What do people love almost as much as eating delicious food? Reading or watching videos about it.

One study from the UK found people spent more time consuming food-related content (five hours per week) than they did preparing or cooking food (four hours per week). As Wired points out, people’s interest in food content predates the internet, thanks to cooking shows from the likes of Julia Child and early Food Network stars including Emeril Lagasse.

Now that the internet is part of many people’s lives, devotion to all things food has been transferred there. In 2013, Google found that views of food- and recipe-related videos on YouTube grew by nearly 60 percent and social engagement on channels related to food increased by more than 100 percent.

People’s interest in, or perhaps obsession with, foodie content is excellent news for content marketers. Foodie content marketing provides a way for brands to connect with their ideal customer base by offering useful information and actionable advice.
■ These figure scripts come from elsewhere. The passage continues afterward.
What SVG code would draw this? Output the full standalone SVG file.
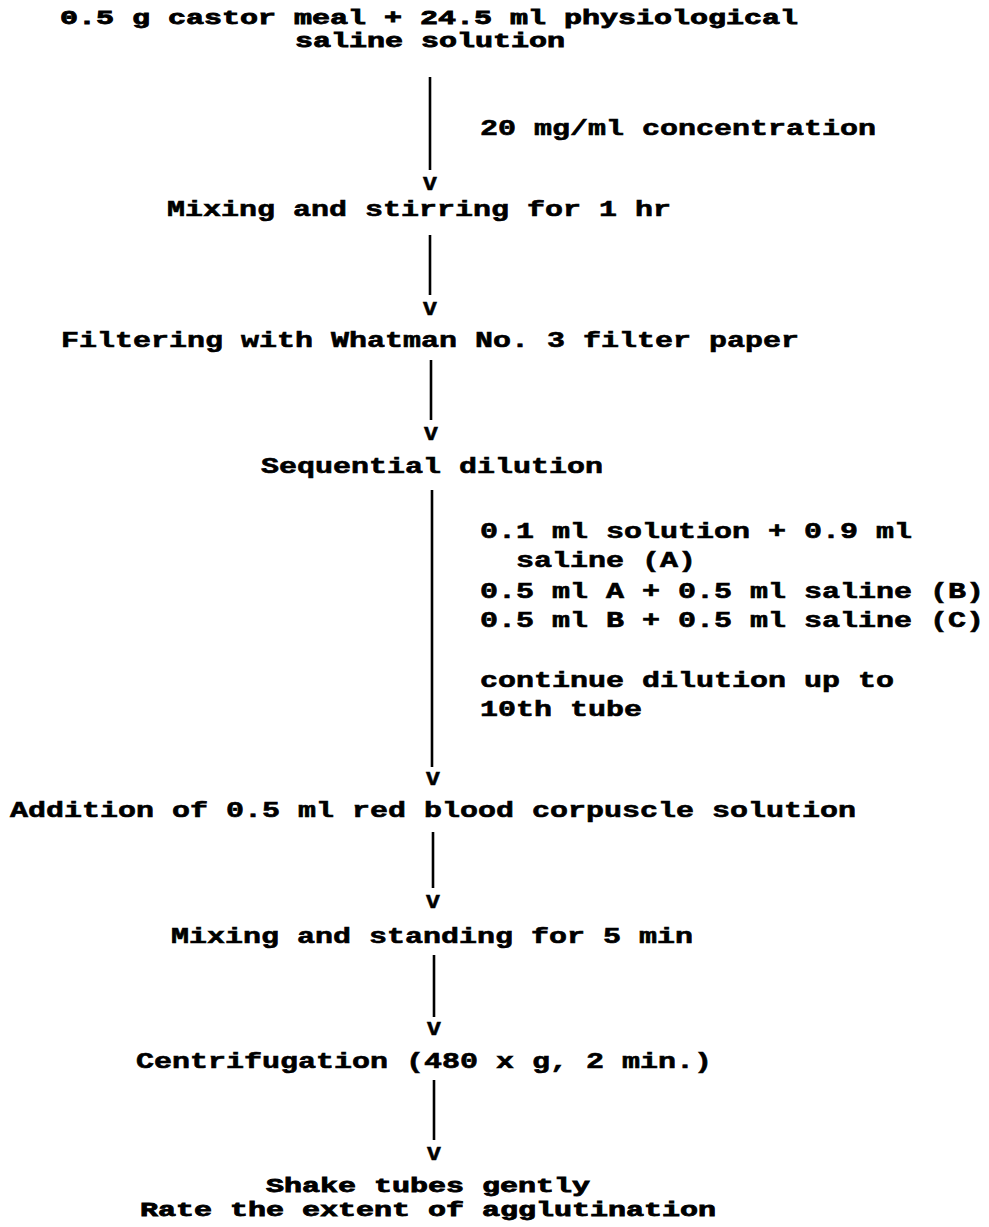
<svg xmlns="http://www.w3.org/2000/svg" width="989" height="1227" viewBox="0 0 989 1227">
<style>
text{font-family:"Liberation Mono","DejaVu Sans Mono",monospace;font-weight:bold;font-size:22px;fill:#000;stroke:#000;stroke-width:0.6}
.t{font-size:20px;stroke-width:0.8}
.v{font-size:24px}
line{stroke:#000;stroke-width:2.6}
</style>
<rect width="989" height="1227" fill="#fff"/>
<g id="connectors">
<line x1="430" y1="77" x2="430" y2="170"/>
<text class="v" x="430" y="190" text-anchor="middle">v</text>
<line x1="430" y1="235" x2="430" y2="295"/>
<text class="v" x="430" y="315" text-anchor="middle">v</text>
<line x1="431" y1="360" x2="431" y2="420"/>
<text class="v" x="431" y="440" text-anchor="middle">v</text>
<line x1="432" y1="490" x2="432" y2="767"/>
<text class="v" x="433" y="785" text-anchor="middle">v</text>
<line x1="433" y1="832" x2="433" y2="888"/>
<text class="v" x="433" y="908" text-anchor="middle">v</text>
<line x1="434" y1="955" x2="434" y2="1017"/>
<text class="v" x="434" y="1035" text-anchor="middle">v</text>
<line x1="434" y1="1080" x2="434" y2="1140"/>
<text class="v" x="434" y="1160" text-anchor="middle">v</text>
<text id="label-concentration" x="480" y="135" textLength="396" lengthAdjust="spacingAndGlyphs">20 mg/ml concentration</text>
<g id="label-dilution">
<text x="480" y="538" textLength="432" lengthAdjust="spacingAndGlyphs">0.1 ml solution + 0.9 ml</text>
<text x="516" y="567" textLength="180" lengthAdjust="spacingAndGlyphs">saline (A)</text>
<text x="480" y="598" textLength="504" lengthAdjust="spacingAndGlyphs">0.5 ml A + 0.5 ml saline (B)</text>
<text x="480" y="627" textLength="504" lengthAdjust="spacingAndGlyphs">0.5 ml B + 0.5 ml saline (C)</text>
<text x="480" y="687" textLength="414" lengthAdjust="spacingAndGlyphs">continue dilution up to</text>
<text x="480" y="716" textLength="162" lengthAdjust="spacingAndGlyphs">10th tube</text>
</g>
</g>
<g id="node-start">
<text class="t" x="60" y="24" textLength="738" lengthAdjust="spacingAndGlyphs">0.5 g castor meal + 24.5 ml physiological</text>
<text class="t" x="295" y="47" textLength="270" lengthAdjust="spacingAndGlyphs">saline solution</text>
</g>
<g id="node-mixing-stirring">
<text x="167" y="216" textLength="504" lengthAdjust="spacingAndGlyphs">Mixing and stirring for 1 hr</text>
</g>
<g id="node-filtering">
<text x="61" y="347" textLength="738" lengthAdjust="spacingAndGlyphs">Filtering with Whatman No. 3 filter paper</text>
</g>
<g id="node-sequential">
<text x="261" y="473" textLength="342" lengthAdjust="spacingAndGlyphs">Sequential dilution</text>
</g>
<g id="node-addition">
<text x="10" y="817" textLength="846" lengthAdjust="spacingAndGlyphs">Addition of 0.5 ml red blood corpuscle solution</text>
</g>
<g id="node-mixing-standing">
<text x="171" y="943" textLength="522" lengthAdjust="spacingAndGlyphs">Mixing and standing for 5 min</text>
</g>
<g id="node-centrifugation">
<text x="136" y="1068" textLength="576" lengthAdjust="spacingAndGlyphs">Centrifugation (480 x g, 2 min.)</text>
</g>
<g id="node-end">
<text class="t" x="266" y="1192" textLength="324" lengthAdjust="spacingAndGlyphs">Shake tubes gently</text>
<text class="t" x="140" y="1216" textLength="576" lengthAdjust="spacingAndGlyphs">Rate the extent of agglutination</text>
</g>
</svg>
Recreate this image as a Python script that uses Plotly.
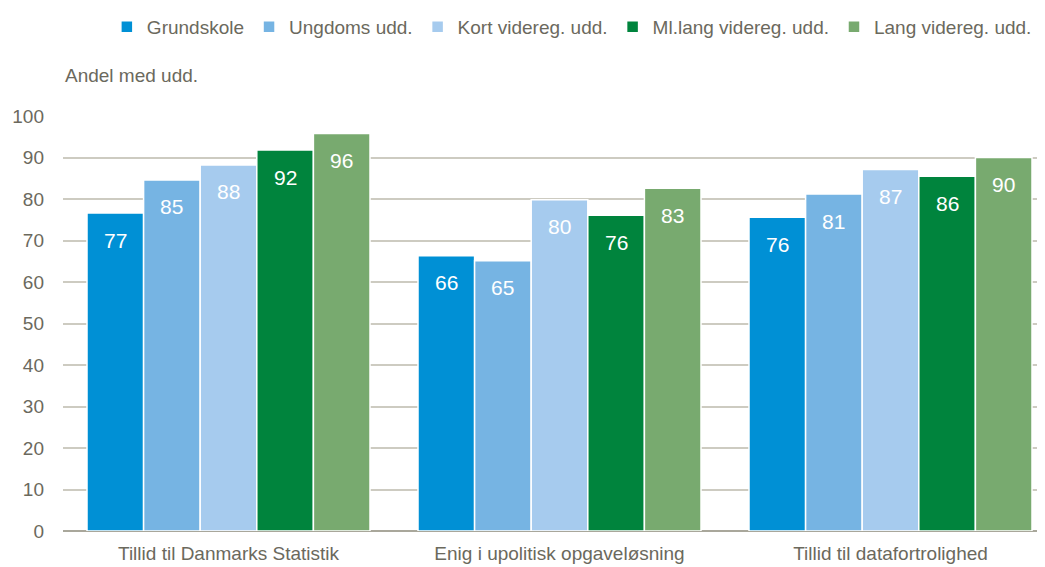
import plotly.graph_objects as go

categories = ["Tillid til Danmarks Statistik", "Enig i upolitisk opgaveløsning", "Tillid til datafortrolighed"]
series_names = ["Grundskole", "Ungdoms udd.", "Kort videreg. udd.", "Ml.lang videreg. udd.", "Lang videreg. udd."]
grundskole = [76.6, 66.3, 75.6]
ungdoms = [84.6, 65.1, 81.2]
kort = [88.2, 79.8, 87.1]
mellemlang = [91.8, 76.1, 85.5]
lang = [95.8, 82.6, 90.0]
colors = ["#0090d5", "#76b4e3", "#a6cbee", "#00843d", "#78aa6f"]

text_color = "#6b695d"
font_family = "Liberation Sans, Arial"

# page body has an 8px margin, so the figure is laid out 8px up/left
W, H = 1045, 567
margin = dict(l=55, r=0, t=108, b=44)
bargap = 0.145
x_range = [-0.5, -0.5 + (W - margin["l"] - margin["r"]) / 331]
px_per_cat = (W - margin["l"] - margin["r"]) / (x_range[1] - x_range[0])
bar_px = (1 - bargap) * px_per_cat / len(series_names)

all_series = [grundskole, ungdoms, kort, mellemlang, lang]

fig = go.Figure()
annotations = []
for i, (name, vals, col) in enumerate(zip(series_names, all_series, colors)):
    fig.add_trace(go.Bar(
        x=categories,
        y=vals,
        name=name,
        marker=dict(color=col, line=dict(color="white", width=1.5)),
        hovertemplate="%{x}<br>" + name + ": %{y:.0f}<extra></extra>",
    ))
    # value labels inside the top of each bar
    for cat, v in zip(categories, vals):
        annotations.append(dict(
            x=cat, y=v, xref="x", yref="y",
            xshift=(i - (len(series_names) - 1) / 2) * bar_px,
            yshift=-27,
            text=f"{v:.0f}",
            showarrow=False,
            font=dict(color="white", size=21, family=font_family),
        ))

annotations.append(dict(
    text="Andel med udd.",
    xref="paper", yref="paper",
    x=0, xanchor="left",
    y=(H - margin["b"] - 67) / (H - margin["t"] - margin["b"]), yanchor="middle",
    showarrow=False,
    font=dict(size=19, color=text_color),
))

fig.update_layout(
    width=W,
    height=H,
    barmode="group",
    bargap=bargap,
    bargroupgap=0,
    plot_bgcolor="white",
    paper_bgcolor="white",
    margin=margin,
    font=dict(family=font_family, color=text_color, size=19),
    legend=dict(
        orientation="h",
        x=0.514, xanchor="center",
        y=1.0, yanchor="top",
        yref="container",
        font=dict(size=19, color=text_color),
        itemwidth=30,
        traceorder="normal",
    ),
    annotations=annotations,
)

fig.update_xaxes(
    range=x_range,
    showgrid=False,
    showline=False,
    ticks="",
    automargin=False,
    ticklabelstandoff=9,
    tickfont=dict(size=19, color=text_color),
)
fig.update_yaxes(
    range=[0, 100],
    dtick=10,
    showgrid=True,
    gridcolor="#cdcbc1",
    gridwidth=1.5,
    zeroline=True,
    zerolinecolor="#a9a79b",
    zerolinewidth=1.5,
    ticks="",
    automargin=False,
    ticklabelstandoff=18,
    tickfont=dict(size=19, color=text_color),
)

fig.write_html("out.html")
What Is Content Marketing for Foodies?

Just like food itself, foodie content marketing can take many forms. It can be in the form of a blog from a popular food brand, offering recipes or creative takes on the brand’s products. It can be cooking tutorials or how-to videos walking a person step by step through the creation of a recipe. Foodie content can also be video taste tests, illustrated recipes, or entertaining ideas and tips for people looking to hold dinner parties, cocktail parties, or what have you.

As Google found, foodie content appeals to a range of audiences including:

  • Millennial women might not cook that much, but when they do they want it to be special. They are primarily looking for content that will help them improve their cooking skills.
  • Millennial men tend to be more confident in the kitchen than women, and are looking for ways to improve their culinary skills.
  • Moms and dads cook a lot and are confident in their culinary abilities. They’re looking for content that will help them with meal prep and planning or that will introduce them to new products.

The Benefits of Foodie Content Marketing

One of the biggest benefits of foodie content marketing is it allows your brand to connect with an audience. According to restaurant consultants Aaron Allen & Associates, 70 percent of people prefer to learn more about a brand through content rather than through traditional advertisements. You’ll reach more people and forge a stronger connection with them if you show them how to use your product rather than merely telling them about the existence of your product.

Another benefit of foodie content marketing is it’s affordable. Even though you have to source the ingredients used in the recipes you create for a food video, as Wired notes, the actual production costs of foodie videos can be relatively cheap. Tasty, the Buzzfeed channel that has taken foodie content by storm, has a studio setup that allows one person to work on creating a video. The Tasty team also comes up with its own ideas for recipes, cutting down on research costs.

Brands That Can Benefit From Foodie Content Marketing

Any brand that has a connection to food or can appeal to a foodie audience can benefit from a foodie content marketing strategy. The types of brands that stand to benefit the most include:

  • Restaurants
  • Food brands (both national and local, mom-and-pop brands)
  • Kitchen equipment/gear brands (like KitchenAid, Le Creuset, and Cuisinart)
  • Meal kit brands
  • Grocery stores
  • Farmers’ markets/farms/farm stands

Examples of Foodie Content Marketing in Action

What does foodie content marketing look like? Take a look at a few examples.

  • Tasty: Tasty is a bit a of a chicken-or-the-egg case. It launched as a food recipe/video website in 2015 and has since used the popularity of its content to produce a line of products, which include a cookbook, a meal kit service, and a smartphone-enabled induction cooktop.
  • Trader Joe’s: Cult-favorite grocery store Trader Joe’s has long made use of foodie content marketing. Every month or so it publishes its “Fearless Flyer,” letting customers know about new products or gently reminding them about old favorites. Its website also has  “TJ’s Test Kitchen” section featuring creative, super-easy recipes that use Trader Joe’s products.

How to Get Started With Foodie Content Marketing

You’re working for or own a food-focused brand and you’re thinking that content marketing seems like an excellent way to connect with your current customer base and reach out to a new audience. The only trouble is you don’t have the time or people-power to launch a foodie content marketing program on your own.

The good news is you don’t have to go it alone when it comes to content marketing. In fact, if you outsource content marketing, you’re in good company, as around 62 percent of all B2C (business to consumer) brands outsource at least one content marketing activity.

The most frequently outsourced content marketing activity is content creation: the making of the recipes, blog posts, and videos that leave foodies salivating. If you’re going to outsource content creation, here’s what to look for in a company:

  • Experience: The people who create the content should know about food and about what makes for excellent content.
    Content on a consistent schedule: You want to receive content regularly from the company, ideally on a schedule that works for you.
  • Relevancy: Ideally, the content created for your brand will be on-trend and relevant to the needs of your audience.
  • Industry knowledge: When you outsource content creation, you don’t only want a company that will crank out blog posts or videos. You also want to work with a partner who understands how SEO and social media work with content creation and promotion.

You can do it yourself when it comes to foodie content marketing. However, outsourcing content allows you to focus on the rest of your company while content marketing pros give their full attention to your content needs.